La prima è stata quella di Achille Lauro. Non la sua, intendiamoci: senza volerlo necessariamente etichettare come blasfemo (come pure è stato fatto), è chiaro infatti che il “battesimo” con cui ha concluso la sua esibizione altro non era che una delle tante provocazioni che corredano il suo vasto repertorio trasgressivo. E’ invece dalla reazione – inattesa e sorprendente – del massimo organo di stampa vaticana che è arrivata la lezione di stile: chiamato in causa da Fiorello che, dopo la performance di Lauro, aveva evidentemente subodorato la possibilità d’una sentita rimostranza, l’Osservatore, con garbo e sottigliezza, si è limitato ad affidare ad una semplice nota sul suo sito web un fulminante commento d’una ironia elegante e pungente, con cui, potrebbe dirsi, la trasgressione del divo è stata messa al tappeto da quella della divinità: “volendo essere a tutti i costi trasgressivo, il cantante si è rifatto all’immaginario cattolico. Niente di nuovo. Non c’è stato nella storia un messaggio più trasgressivo di quello del Vangelo”. Fine della replica.
C’è stata poi quella di Lorena Cesarini. La delicata e minuta co-conduttrice del festival si è soffermata sul razzismo con un lungo monologo che ha centrato l’obiettivo non certo perché fosse stato abilmente preparato e montato, tutt’altro. Non era uno dei consueti discorsi retorici il suo, ma la voce diretta, spontanea e non costruita del suo sentire, di quella ferita che per la prima volta in tanti anni ha sentito inflitta su di sé e non narrata da altri. E l’ha fatto con una semplicità estrema, che ne ha amplificato il messaggio nonostante l’emozione tentasse di piegare la sua voce e di rubarle le parole. Perciò le ha prese in prestito da un libro, caricandole però d’una intensità e di una forza tutte sue, vere, pesanti, con cui le ha rivolte in faccia a chi, invece, indirizzandole insulti al riparo d’uno schermo, la faccia non ha avuto il coraggio di mettercela.
Infine c’è stato lui, Checco Zalone.
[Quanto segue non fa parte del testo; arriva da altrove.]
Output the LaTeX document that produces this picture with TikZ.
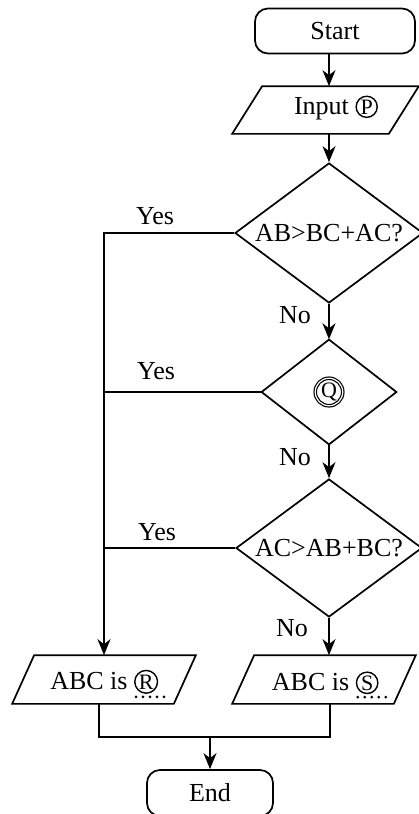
\documentclass[tikz,border=0pt]{standalone}
\usepackage{fontspec}
\setmainfont{Liberation Serif}
\usetikzlibrary{shapes.geometric,arrows.meta,calc}
\tikzset{cletter/.style={draw,circle,anchor=center,minimum width=0pt,minimum height=0pt,minimum size=0pt,line width=1.4pt,inner sep=0.8pt,font=\fontsize{22}{22}\selectfont}}
\newcommand{\circlet}[1]{\tikz[baseline=(cl.base)]\node[cletter](cl){#1};}
\newcommand{\dcirclet}[1]{\tikz[baseline=(cl.base)]\node[cletter,double,double distance=1.2pt,line width=1.2pt,inner sep=1.2pt](cl){#1};}
\newcommand{\circdots}[1]{\tikz[baseline=(cl.base)]{\node[cletter](cl){#1};
  \draw[line width=3pt,line cap=round,dash pattern=on 0pt off 7pt] ($(cl.west |- cl.south)+(2pt,-3pt)$) -- ($(cl.east |- cl.south)+(10pt,-3pt)$);}}
\begin{document}
\begin{tikzpicture}[x=1pt,y=-1pt,line width=1.7pt,
  txt/.style={font=\fontsize{26}{30}\selectfont, inner sep=0pt},
  term/.style={draw, rounded corners=13pt, minimum width=160pt, minimum height=45pt, txt},
  dec/.style={draw, diamond, inner sep=0pt, txt},
  iobox/.style={inner sep=0pt},
  arr/.style={-{Stealth[length=16pt,width=13pt,inset=5pt]}},
  lbl/.style={txt, anchor=base}]
\useasboundingbox (0,0) rectangle (419,814);

% terminals
\node[term] (start) at (335,31) {Start};
\node[term, minimum width=126pt, minimum height=46pt] (end) at (210,793) {End};

% input box
\node[iobox, minimum width=185pt, minimum height=46pt] (inpbox) at (325.5,110) {};
\draw ($(inpbox.north west)+(30,0)$) -- (inpbox.north east) -- ($(inpbox.south east)+(-30,0)$) -- (inpbox.south west) -- cycle;
\node[lbl] (inp) at (336,114) {Input \circlet{P}};

% decisions
\node[dec, minimum width=188pt, minimum height=140pt, aspect=1.34] (d1) at (329,233) {AB>BC+AC?};
\node[dec, minimum width=135pt, minimum height=105pt] (d2) at (329,392) {\dcirclet{Q}};
\node[dec, minimum width=186pt, minimum height=138pt, aspect=1.34] (d3) at (329,548) {AC>AB+BC?};

% output boxes
\node[iobox, minimum width=182pt, minimum height=47pt] (rbox) at (104,679.5) {};
\draw ($(rbox.north west)+(22,0)$) -- (rbox.north east) -- ($(rbox.south east)+(-22,0)$) -- (rbox.south west) -- cycle;
\node[lbl] (rt) at (110,689) {ABC is \circdots{R}};

\node[iobox, minimum width=182pt, minimum height=47pt] (sbox) at (324,679.5) {};
\draw ($(sbox.north west)+(22,0)$) -- (sbox.north east) -- ($(sbox.south east)+(-22,0)$) -- (sbox.south west) -- cycle;
\node[lbl] (st) at (331,690) {ABC is \circdots{S}};

% labels
\node[lbl] (y1) at (155,224) {Yes};
\node[lbl] (y2) at (156,379) {Yes};
\node[lbl] (y3) at (157,540) {Yes};
\node[lbl] (n1) at (295,323) {No};
\node[lbl] (n2) at (295,465) {No};
\node[lbl] (n3) at (292,636) {No};

% connectors
\draw[arr] (start.south -| d1.north) -- (inpbox.north -| d1.north);
\draw[arr] (inpbox.south -| d1.north) -- (d1.north);
\draw[arr] (d1.south) -- (d2.north);
\draw[arr] (d2.south) -- (d3.north);
\draw[arr] (d3.south) -- (d3.south |- sbox.north);
\draw[arr] (d1.west) -| (rbox.north);
\draw (d2.west) -- (d2.west -| rbox.north);
\draw (d3.west) -- (d3.west -| rbox.north);
\coordinate (j) at (210,737);
\draw ([xshift=-5pt]rbox.south) |- (j) -| ([xshift=6pt]sbox.south);
\draw[arr] (j) -- (end.north);
\end{tikzpicture}
\end{document}
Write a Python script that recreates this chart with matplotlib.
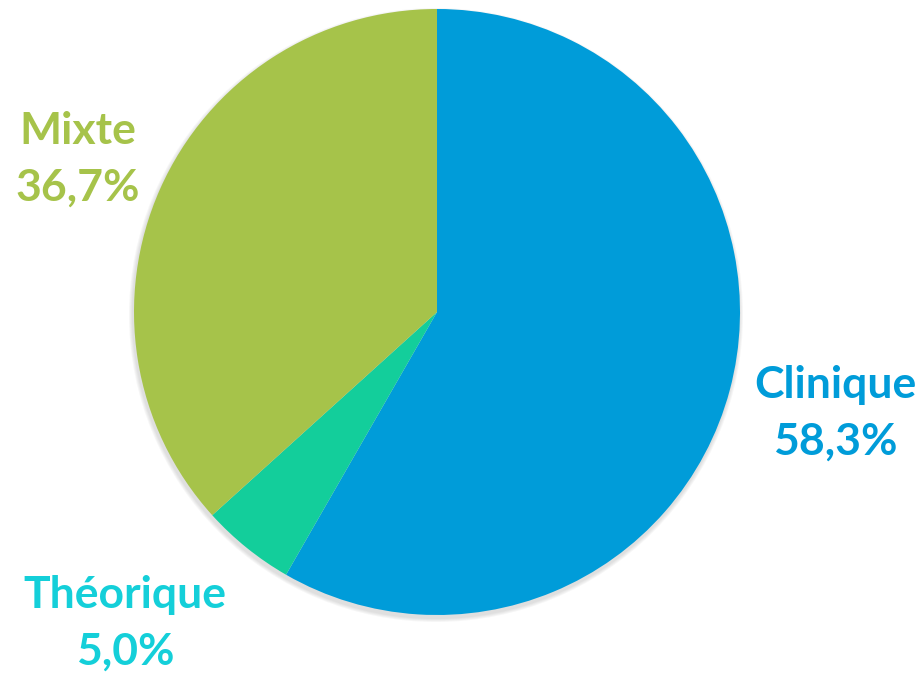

I suoi, come sempre, sono stati interventi (il primo, in particolare) ai limiti della misura, in equilibrio millimetrico sulla linea che separa ciò che può far scalpore da ciò che può pungere la coscienza. Il genio di Zalone è infatti tutto qui: nel suo saper caricare di significati “altri” ciò che all’apparenza può sembrare esso stesso un insulto, una caricatura, un oltraggio, riuscendo così a sbeffeggiare l’ipocrisia che troppo spesso veste condotte e giudizi. Ancora una volta il suo fare è stato diretto, schietto, non mediato da filtri e sufficientemente dissacratorio da provocare anche un po’ di indignazione. Ma tutto questo è stato anche ciò che, paradossalmente e come di regola accade, ha finito per rendere la sua comicità raffinata, a dispetto dei doppi sensi e del lessico talvolta greve.
A dimostrazione che anche l’irriverenza è uno stile. Talvolta perfino superbo.